Atomic-Level Insights into the Mechanisms of Reinforcement and Fracture in a Graphene-Reinforced Bitumen Composite

Abstract

Graphene can significantly improve the mechanical performance and durability of a bitumen composite. However, the underlying reinforcement mechanism of this enhancement is not yet clear. Here, we use molecular dynamics (MD) simulation to study the mechanisms of tensile fracture and shear fracture in a graphene-reinforced bitumen composite. Two representative volume elements were developed from a single-crystal graphene-reinforced bitumen composite: graphene in the parallel plane and orthogonal plane. The MD results show that graphene in the orthogonal plane is better able to support and transmit shear loads, as evidenced by a 33% higher shear strength than graphene in the parallel plane. Under tensile loading, the failure type of the base bitumen and the graphene in the parallel plane is cohesive; for the graphene in the orthogonal plane, the failure type is adhesive. The shear failure for graphene in the parallel plane is an adhesive failure, which typically occurs at the graphene–bitumen interface. The shear failure for graphene in the orthogonal plane and for base bitumen is likely to be a cohesive failure.

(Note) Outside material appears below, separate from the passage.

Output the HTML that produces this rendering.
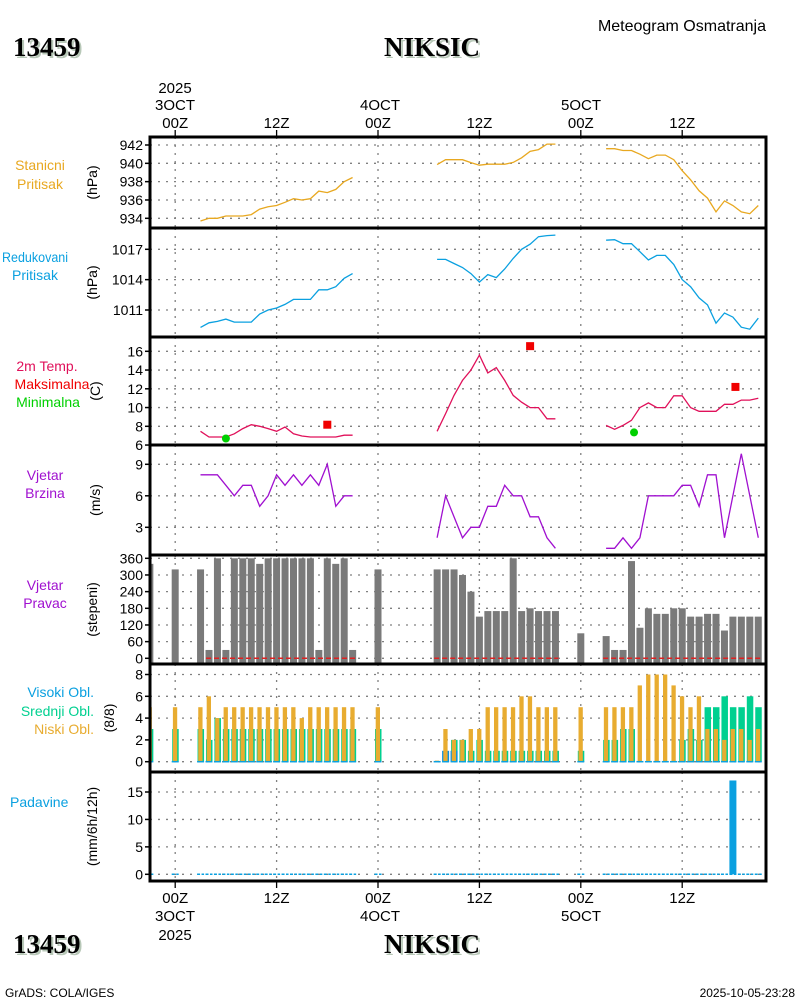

The results of the pull-off test validated the results of the simulation, which indicated that the interlayer sliding of graphene and the fracture of the bitumen matrix are the failure modes of a graphene-reinforced bitumen composite under tensile loading. This study provides atomic-level insight into the mechanical reinforcement mechanism of graphene-reinforced bitumen, and can contribute to the future application of advanced carbon nanomaterials in transportation infrastructure.